Key areas of Personal Finance Planning

The 6 key areas of personal financial planning, as recommended by the Financial Planning Standards Board, are as follows:

  1. Financial Position: It is concerned with understanding the available personal resources by investigating net worth and the household cash flow. Net worth is nothing but a person's balance sheet that is calculated by adding together all assets of a person, and subtracting all liabilities of the household, at one point in time. The household cash flow adds up all the expected income sources within a year, minus all the expected expenses within the same year. Through this analysis, a financial planner can determine the degree and time required to accomplish the personal goals.

  2. Adequate Protection: This analysis is done in order to understand how to protect a household from all unforeseen risks. These risks include liability, death, property, disability, health as well as long term care. Some risks may be self-insurable, while others may require the acquisition of an insurance contract. As insurance enjoys some tax benefits, investing in insurance may be an important area of the overall investment planning.

  3. Tax Planning: Income tax is generally the single largest expense of a household. Managing taxes when and how much tax should an individual pay. Government provides many incentives in the form of tax deductions & credits that can be used to reduce the lifetime tax burden. Most of the modern governments use a progressive tax; meaning that as income grows, you need to pay a greater marginal rate of tax. Tax planning if understood and planned properly can make a significant impact upon your success in the financial planning process.

  4. Investment and Accumulation Goals: Some of the main reasons to accumulate assets is for purchasing a house, buying a car, starting a business, paying for education expenses, accumulating money for retirement, to create a stream of income in order to cover ones lifestyle expenses. A major risk to the household in achieving these accumulation goals is the rate of price increase over time, or inflation. In order to deal with the inflation, one needs to have a financial planner who can mange the portfolio taking into consideration the net present value and proper asset allocation, so as to diversify the investment risk and generate maximum returns over a period of time.

  5. Retirement Planning: Retirement planning is the process of allocation of finances for retirement while understanding how much it will cost to live at retirement. This generally means setting aside of money and/or other assets in order to obtain a steady income at retirement. The objective of retirement planning is to achieve financial independence and arriving at a plan to distribute assets so as to meet any shortfall in income.

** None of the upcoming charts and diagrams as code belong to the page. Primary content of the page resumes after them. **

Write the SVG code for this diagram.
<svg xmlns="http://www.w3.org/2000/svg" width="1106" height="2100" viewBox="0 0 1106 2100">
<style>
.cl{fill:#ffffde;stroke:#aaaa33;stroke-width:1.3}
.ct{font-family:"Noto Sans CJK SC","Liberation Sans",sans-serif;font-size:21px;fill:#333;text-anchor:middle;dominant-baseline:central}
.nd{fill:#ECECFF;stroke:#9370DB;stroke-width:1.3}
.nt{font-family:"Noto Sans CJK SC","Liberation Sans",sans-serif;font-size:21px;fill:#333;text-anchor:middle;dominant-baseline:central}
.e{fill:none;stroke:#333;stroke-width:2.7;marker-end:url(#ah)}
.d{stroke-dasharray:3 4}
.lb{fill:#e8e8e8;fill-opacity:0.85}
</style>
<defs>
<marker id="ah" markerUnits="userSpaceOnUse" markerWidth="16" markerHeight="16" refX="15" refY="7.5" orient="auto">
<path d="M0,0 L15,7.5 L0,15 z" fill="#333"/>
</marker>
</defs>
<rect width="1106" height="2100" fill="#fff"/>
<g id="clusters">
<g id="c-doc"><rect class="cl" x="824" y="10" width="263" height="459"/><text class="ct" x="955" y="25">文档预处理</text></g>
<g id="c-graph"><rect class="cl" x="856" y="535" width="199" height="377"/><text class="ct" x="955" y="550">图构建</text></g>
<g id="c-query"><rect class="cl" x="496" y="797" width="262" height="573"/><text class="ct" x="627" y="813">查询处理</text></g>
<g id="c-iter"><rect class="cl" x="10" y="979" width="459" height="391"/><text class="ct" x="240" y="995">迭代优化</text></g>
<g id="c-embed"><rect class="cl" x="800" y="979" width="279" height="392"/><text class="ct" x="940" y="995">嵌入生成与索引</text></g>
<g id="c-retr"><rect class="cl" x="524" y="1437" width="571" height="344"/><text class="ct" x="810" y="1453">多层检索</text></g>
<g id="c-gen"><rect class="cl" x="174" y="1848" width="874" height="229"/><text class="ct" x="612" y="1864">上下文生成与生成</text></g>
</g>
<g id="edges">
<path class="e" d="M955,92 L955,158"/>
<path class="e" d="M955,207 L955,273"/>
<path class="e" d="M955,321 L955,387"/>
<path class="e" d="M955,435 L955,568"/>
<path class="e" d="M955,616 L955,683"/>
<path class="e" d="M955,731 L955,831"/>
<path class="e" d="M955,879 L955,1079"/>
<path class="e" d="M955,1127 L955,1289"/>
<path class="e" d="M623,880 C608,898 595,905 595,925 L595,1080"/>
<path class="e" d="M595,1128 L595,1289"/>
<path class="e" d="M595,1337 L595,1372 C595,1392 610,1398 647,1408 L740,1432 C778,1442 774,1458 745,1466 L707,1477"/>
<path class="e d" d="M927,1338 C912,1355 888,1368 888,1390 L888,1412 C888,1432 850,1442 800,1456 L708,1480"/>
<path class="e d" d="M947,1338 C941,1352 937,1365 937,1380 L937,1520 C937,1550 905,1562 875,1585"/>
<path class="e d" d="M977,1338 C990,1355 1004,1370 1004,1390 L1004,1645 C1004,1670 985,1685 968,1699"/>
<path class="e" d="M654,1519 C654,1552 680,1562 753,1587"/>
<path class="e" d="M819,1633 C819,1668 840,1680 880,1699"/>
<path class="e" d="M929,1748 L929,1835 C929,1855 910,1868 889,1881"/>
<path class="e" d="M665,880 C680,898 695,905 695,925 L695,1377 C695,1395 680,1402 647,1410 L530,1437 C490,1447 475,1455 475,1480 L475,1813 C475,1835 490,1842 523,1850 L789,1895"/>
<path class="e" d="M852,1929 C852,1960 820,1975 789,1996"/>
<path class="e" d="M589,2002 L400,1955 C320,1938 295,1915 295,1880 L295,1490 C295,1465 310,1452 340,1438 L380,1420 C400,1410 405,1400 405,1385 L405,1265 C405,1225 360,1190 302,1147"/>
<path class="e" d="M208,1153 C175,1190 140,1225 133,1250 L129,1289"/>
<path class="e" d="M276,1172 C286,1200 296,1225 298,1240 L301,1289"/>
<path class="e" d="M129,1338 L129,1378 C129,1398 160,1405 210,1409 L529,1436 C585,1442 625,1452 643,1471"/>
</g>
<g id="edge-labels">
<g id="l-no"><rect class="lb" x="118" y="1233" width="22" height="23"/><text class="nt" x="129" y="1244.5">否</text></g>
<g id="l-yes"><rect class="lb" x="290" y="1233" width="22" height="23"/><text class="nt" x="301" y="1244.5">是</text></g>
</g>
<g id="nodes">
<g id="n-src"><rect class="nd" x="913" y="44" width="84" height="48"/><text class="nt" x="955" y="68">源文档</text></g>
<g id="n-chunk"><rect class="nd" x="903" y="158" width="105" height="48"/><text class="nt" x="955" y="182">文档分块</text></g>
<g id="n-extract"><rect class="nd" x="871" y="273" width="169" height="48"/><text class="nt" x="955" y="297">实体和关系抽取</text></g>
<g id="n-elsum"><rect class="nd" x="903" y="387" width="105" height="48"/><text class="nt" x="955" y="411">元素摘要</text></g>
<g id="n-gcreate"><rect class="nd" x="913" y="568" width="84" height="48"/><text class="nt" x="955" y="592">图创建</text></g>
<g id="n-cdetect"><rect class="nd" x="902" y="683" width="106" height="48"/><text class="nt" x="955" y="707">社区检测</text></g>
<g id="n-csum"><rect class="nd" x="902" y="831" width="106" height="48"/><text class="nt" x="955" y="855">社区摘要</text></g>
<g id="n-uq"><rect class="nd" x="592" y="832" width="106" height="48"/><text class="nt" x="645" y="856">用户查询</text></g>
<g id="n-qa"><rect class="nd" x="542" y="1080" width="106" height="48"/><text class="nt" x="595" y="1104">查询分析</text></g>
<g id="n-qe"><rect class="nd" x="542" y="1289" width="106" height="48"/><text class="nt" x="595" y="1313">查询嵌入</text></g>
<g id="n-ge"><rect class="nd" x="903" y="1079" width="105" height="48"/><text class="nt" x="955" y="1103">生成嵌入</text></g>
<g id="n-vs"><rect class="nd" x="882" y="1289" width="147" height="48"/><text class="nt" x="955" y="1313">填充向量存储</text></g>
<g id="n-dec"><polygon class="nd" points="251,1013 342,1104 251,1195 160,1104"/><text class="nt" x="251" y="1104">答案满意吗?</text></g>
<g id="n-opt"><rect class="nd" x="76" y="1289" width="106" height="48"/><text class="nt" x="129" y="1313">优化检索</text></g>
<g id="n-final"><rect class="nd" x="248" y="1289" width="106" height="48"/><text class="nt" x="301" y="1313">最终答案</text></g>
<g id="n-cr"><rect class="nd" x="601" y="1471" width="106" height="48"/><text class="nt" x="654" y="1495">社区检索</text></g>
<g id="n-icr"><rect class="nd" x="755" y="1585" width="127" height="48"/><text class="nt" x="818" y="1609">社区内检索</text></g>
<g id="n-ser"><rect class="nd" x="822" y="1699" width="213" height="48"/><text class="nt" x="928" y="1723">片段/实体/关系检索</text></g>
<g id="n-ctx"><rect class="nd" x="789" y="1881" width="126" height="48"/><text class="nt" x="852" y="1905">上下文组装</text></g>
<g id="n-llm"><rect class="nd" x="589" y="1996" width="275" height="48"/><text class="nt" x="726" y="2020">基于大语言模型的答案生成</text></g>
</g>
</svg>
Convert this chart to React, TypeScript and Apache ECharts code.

  6. Estate Planning: Estate planning is a process by which an individual makes arrangement for the transfer of assets to legal heirs incase of death or disability of the individual. This includes the distribution of real as well as personal property of an individual to the legal heirs. Protecting the needs of loved ones during lifetime and even after death can be achieved through estate planning by distribution of assets among the beneficiaries.